A bunch of things that I have a passing knowledge of now that I didn't have before
Since the point of this blog is self-reflection, I'll start that now.
iptables
Before
Prior to this, I've always survived with ufw when I've needed a firewall. It's been simple, and I've never needed to do more than limit port access. I've been baffled by the various tables and rules that get mashed in by e.g., Docker; definitely a case of seeing something new and assuming it's far too complicated to understand.
Now
I can write rules on the fly for the sorts of use cases I have, namely allowing traffic based on: – IP – Port – Protocol – Connection state
Next
So far I've just bunged everything into the default tables and I'm going to explore those more. Particularly with WireGuard interfaces, where everything gets spun up and torn down on a whim, I think it would make more sense to extend INPUT/OUTPUT/FORWARD via dedicated tables.
Docker-compose
Before
I only had a very basic grasp of how Docker worked, and putting an abstraction on top of it with networking and state was too much to manage.
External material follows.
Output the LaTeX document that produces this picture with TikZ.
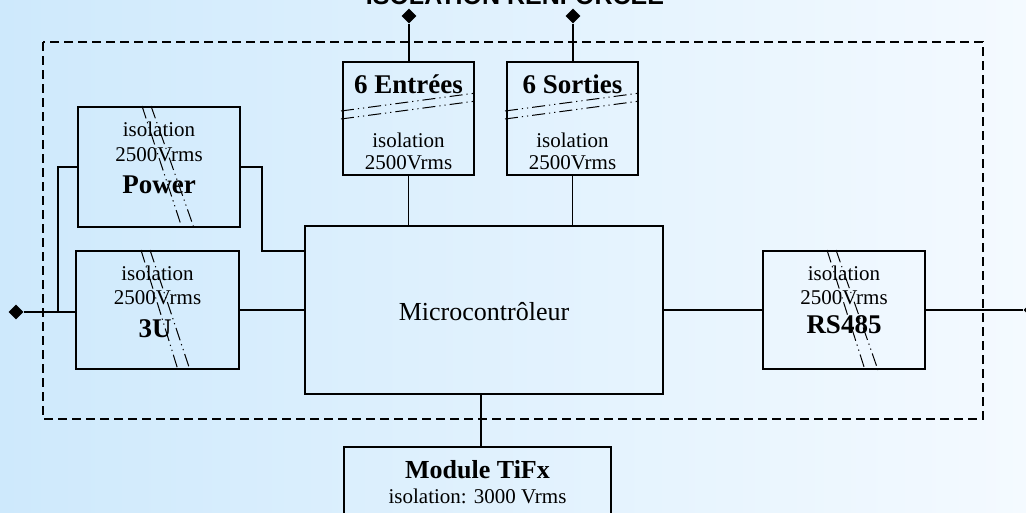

I've since used Docker a load more, starting from base images and building up hardened images from scratch.
Now
I've got enough confidence to use it, but still a fair way to go before I'm good writing it from memory without a basic structure.
Next
Carry on where I am unless I have another reason to go and learn more.
Systemd timers over crontab
Before
It's been ages since I last set up a cron job, and I couldn't remember the arg I've always used in the past (it was crontab -e
). I googled it to see, and was shown a bunch of articles explaining the metrics of systemd timers. Sidenote: out of interest, I asked ChatGPT for a modern way of doing scheduling tasks on Ubuntu 24.04 LTS (which comes with systemd) and it still recommends crontab.
Now
I know they exist!
There's plenty of other stuff that I've left out, mostly networking. Next recap will cover those.